First of all, the existence of Jesus, along with the other basic facts listed in points 1-4, is not disputed by any serious scholar of this period, just as it was not disputed (but rather confirmed) by Jesus’ contemporary opponents. Christianity explodes on the first century and reshapes the world over the subsequent three centuries. Roll the tape backward, and there must be something at the beginning. Christ’s existence was admitted by both Jews and Romans, and even pagan copy-cats. To deny the existence of Christ is as reasonable as denying the existence of Barack Obama. Probably, if you google the matter, you will find someone who denies Obama’s existence. All I will say about this kind of thing is to quote the words of Christ when disputing with the Pharisees, “Out of your own mouths, you will be judged.” That is to say, if you choose to apply an extreme degree of skepticism toward the basic facts of his life, death, burial, and the credibility of the alleged witnesses, then you should apply it to everything else you think you know. But such a standard would rule out almost all knowledge.

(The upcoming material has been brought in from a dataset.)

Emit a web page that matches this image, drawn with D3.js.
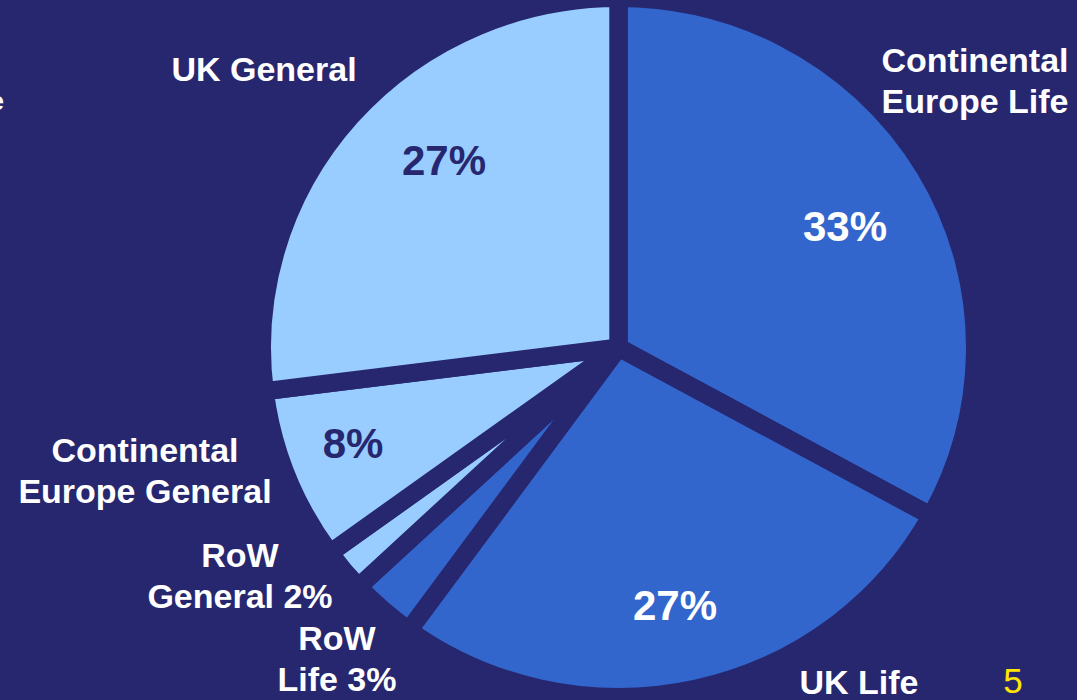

Now the case for the Resurrection is just this: the physical resurrection of Jesus of Nazareth from the dead is the only proposed explanation that accounts for all the basic facts. Other explanations require positing special conditions such as: 1) ongoing, life-changing, multiply occurring mass hallucinations of the same narrow set of data; 2) resuscitation and recovery (within a few days) of the utter decimation of a human body, and/or, some vast conspiracy between Jesus, the Romans, and a mysterious twin brother (which conspiracy succeeded in duping Christ’s own disciples); or 3) a wide-spread conspiracy among the disciples themselves for no social gain maintained by a fraudulent witnesses willing to endure a lifetime of alienation and persecution, and finally painful death for something they knew they made up.

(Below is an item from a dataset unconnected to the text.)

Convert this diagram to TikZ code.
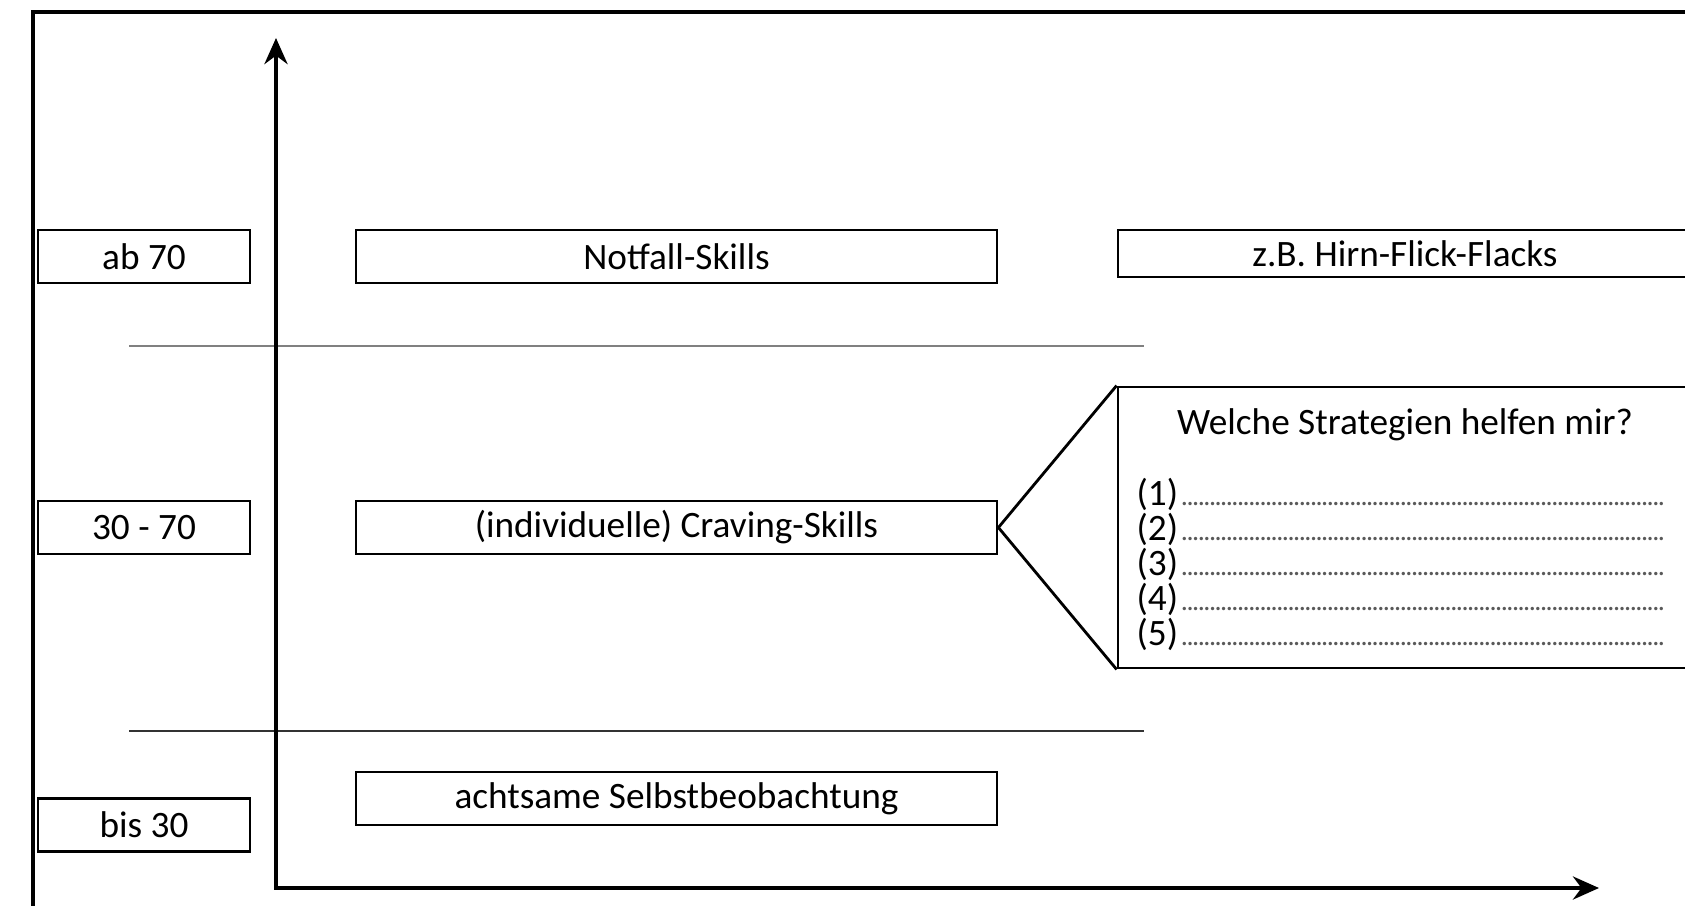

Since these are not feasible, skeptics of the Resurrection who are apprised of the basic facts tend to dodge the question in one of two ways. First, by the aforementioned silence on the whole subject, along with a dose of generalization about how all religions have their myths, and later accretions. Second, by noting the superficial similarity between Christ’s death and Resurrection, and certain mystery religions that focused on death and rebirth.

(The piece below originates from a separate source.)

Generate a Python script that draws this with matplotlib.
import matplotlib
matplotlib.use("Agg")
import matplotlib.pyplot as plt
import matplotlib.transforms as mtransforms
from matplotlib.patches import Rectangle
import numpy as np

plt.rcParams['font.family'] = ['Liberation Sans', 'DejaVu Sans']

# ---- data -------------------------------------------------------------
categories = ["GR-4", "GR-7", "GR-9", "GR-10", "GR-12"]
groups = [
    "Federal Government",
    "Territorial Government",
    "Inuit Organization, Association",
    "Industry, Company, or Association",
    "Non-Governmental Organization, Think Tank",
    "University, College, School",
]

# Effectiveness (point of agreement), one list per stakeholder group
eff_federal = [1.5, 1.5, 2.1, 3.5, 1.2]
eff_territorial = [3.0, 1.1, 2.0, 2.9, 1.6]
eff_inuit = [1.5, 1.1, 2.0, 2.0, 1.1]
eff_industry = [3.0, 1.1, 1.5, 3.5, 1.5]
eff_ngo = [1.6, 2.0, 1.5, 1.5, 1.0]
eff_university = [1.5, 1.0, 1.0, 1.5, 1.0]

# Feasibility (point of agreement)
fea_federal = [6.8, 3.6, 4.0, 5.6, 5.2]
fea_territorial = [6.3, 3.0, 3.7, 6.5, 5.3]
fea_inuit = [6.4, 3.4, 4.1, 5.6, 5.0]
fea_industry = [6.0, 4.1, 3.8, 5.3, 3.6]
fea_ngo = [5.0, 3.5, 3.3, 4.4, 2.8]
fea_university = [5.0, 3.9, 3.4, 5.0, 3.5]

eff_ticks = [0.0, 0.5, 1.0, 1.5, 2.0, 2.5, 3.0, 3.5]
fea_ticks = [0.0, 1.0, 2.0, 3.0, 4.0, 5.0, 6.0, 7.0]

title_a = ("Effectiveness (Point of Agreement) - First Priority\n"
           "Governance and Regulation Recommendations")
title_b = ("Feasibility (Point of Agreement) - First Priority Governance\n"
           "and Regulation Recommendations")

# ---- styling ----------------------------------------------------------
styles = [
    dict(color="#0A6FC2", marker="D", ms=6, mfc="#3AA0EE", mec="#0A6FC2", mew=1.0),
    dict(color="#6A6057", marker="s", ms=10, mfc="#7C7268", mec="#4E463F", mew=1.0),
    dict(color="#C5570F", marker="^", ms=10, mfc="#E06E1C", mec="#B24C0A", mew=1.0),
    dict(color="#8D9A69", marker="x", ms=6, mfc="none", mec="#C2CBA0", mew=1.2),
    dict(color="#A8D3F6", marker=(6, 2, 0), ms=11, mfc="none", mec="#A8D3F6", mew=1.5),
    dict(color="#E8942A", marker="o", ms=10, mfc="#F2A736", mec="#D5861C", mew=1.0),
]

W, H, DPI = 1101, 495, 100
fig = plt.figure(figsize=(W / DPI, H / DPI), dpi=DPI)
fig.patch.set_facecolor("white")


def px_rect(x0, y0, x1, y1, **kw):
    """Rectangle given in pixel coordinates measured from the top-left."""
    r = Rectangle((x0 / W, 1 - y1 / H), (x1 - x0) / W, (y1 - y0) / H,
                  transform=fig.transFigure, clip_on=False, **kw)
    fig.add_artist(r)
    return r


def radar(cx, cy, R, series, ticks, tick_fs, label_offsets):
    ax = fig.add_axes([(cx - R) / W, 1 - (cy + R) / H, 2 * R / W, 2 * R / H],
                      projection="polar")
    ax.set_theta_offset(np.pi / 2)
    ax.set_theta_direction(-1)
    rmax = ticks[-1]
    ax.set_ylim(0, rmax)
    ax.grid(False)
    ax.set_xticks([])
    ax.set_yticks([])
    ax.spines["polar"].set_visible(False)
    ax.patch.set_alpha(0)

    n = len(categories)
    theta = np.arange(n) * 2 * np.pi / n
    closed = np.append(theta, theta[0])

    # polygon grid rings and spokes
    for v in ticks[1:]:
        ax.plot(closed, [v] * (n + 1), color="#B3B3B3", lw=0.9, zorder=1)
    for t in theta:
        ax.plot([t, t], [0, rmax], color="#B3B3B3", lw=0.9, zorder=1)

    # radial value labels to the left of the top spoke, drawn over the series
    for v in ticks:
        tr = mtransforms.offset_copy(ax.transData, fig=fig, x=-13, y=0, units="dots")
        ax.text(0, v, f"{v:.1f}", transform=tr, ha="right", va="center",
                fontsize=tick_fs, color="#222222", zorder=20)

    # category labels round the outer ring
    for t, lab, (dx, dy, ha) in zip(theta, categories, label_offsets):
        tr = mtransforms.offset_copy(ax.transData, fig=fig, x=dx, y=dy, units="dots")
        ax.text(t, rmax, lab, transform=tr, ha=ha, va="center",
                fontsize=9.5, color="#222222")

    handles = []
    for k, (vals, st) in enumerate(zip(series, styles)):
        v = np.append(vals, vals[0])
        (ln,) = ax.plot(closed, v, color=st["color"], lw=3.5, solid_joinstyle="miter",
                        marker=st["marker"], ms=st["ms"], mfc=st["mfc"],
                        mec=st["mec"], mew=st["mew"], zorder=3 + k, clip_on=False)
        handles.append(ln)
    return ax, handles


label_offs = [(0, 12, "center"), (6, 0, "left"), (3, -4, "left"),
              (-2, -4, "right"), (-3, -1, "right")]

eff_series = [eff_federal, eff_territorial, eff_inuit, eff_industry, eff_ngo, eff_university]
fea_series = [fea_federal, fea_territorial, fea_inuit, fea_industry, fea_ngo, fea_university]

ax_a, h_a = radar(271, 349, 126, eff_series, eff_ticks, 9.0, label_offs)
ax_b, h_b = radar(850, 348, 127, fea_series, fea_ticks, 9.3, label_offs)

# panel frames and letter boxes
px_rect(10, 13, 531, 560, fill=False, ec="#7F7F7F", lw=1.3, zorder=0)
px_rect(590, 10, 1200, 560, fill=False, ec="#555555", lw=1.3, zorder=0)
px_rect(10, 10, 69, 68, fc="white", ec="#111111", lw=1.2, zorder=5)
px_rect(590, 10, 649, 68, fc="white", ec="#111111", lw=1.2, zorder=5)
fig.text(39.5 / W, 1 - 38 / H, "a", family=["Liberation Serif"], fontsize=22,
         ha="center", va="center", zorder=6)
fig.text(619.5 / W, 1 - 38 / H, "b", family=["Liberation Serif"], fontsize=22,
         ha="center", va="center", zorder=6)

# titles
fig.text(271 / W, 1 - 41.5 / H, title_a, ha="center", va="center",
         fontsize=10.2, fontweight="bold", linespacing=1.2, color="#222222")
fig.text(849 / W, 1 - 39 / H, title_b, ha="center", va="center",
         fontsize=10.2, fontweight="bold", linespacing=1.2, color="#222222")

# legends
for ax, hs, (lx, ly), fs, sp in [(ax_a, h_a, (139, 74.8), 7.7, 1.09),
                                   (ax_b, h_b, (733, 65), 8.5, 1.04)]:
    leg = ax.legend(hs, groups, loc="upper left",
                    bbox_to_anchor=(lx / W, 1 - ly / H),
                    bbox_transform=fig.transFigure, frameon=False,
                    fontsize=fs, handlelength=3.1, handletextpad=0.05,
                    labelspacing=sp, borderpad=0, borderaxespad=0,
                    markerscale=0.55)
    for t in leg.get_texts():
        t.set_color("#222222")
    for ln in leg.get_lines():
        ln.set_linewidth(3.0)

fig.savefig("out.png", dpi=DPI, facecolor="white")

But the former claim is just a dodge, and the latter claim is not really sustainable in light of the actual attitude of early Christians toward the slightest taint of pagan influence. Read Irenaeus of Leon’s Against Heresies if you want to see with what obsessive exactitude the early Catholic apologists met and refuted pagan attempts to co-opt elements of Christianity into their existing mystery cults. And this is only one example. As can be seen in Acts of the Apostles, the epistles, and the voluminous writings of the apostolic fathers, early Christians were extremely conservative about their basic doctrines, and at great pains to refute the slightest attempts to water them down, or mix them with paganism. The idea then that Christianity itself – which was founded by conservative Jews, and Jews who were not even sure at first if they should preach to gentiles – is actually a pagan import simply does not square with the culture of the early Church.
Of course evidence and argument alone will not convince anyone that Christ rose from the dead. Atheists and Christians sometimes argue about the truth of the saying, “Extraordinary claims require extraordinary evidence,” but I am willing to concede that the atheists have a point here. As the Gospels themselves make clear in several shocking examples – such as the healing of a man born blind, and the raising of Lazarus – even seeing is not believing. Would you believe in aliens if a flying saucer landed on your lawn, or would you seek every other possible explanation? Would you believe in elves if you met an elven maiden in the forest, or would you begin to doubt your own sanity? Believer though I am, I am not sure that simply seeing these things would convince me that they were true. I would need something more.
So then, while it is important to show by argument that the Resurrection is actually the most reasonable resolution to a set of facts, it is “unreasonable” to think that argument alone would persuade a skeptic. Christ himself often expressed sadness and frustration at those who needed to see signs in order to believe. This implies that signs and wonders do not themselves convince anyone, except those already willing to believe. And that, as a matter of fact, is precisely how the Church regards the matter. Faith, the knowledge of the truth of revelation, is a supernatural grace. It is infused at baptism, and, like any other living thing, must be nurtured and fed in order to grow. It can die without nurturing. And those without faith cannot believe, no matter the evidence, just as those without eyes cannot see. Yet a blind man can still be shown reasonable grounds for believing in such things as color, and light. He is not guiltless who refuses to seek truth, wherever it leads, even if doing so would mean admitting there is a kind of sight he does not have, and which he must ask for.
But the contemporary silence over the case for the Resurrection — the fact that it is never even laid out in antiseptic, and value-free terms in publications and documentaries that claim to be giving the basic facts about Christianity’s origins — should not be such a source of frustration for Christians. True, it shows a desire to avoid the truth, and risks preventing some people from finding it, but it also counts as an admission of the force of that same truth. It shows that that truth, though it appears dead in the modern world, is very much alive. And it will rise again.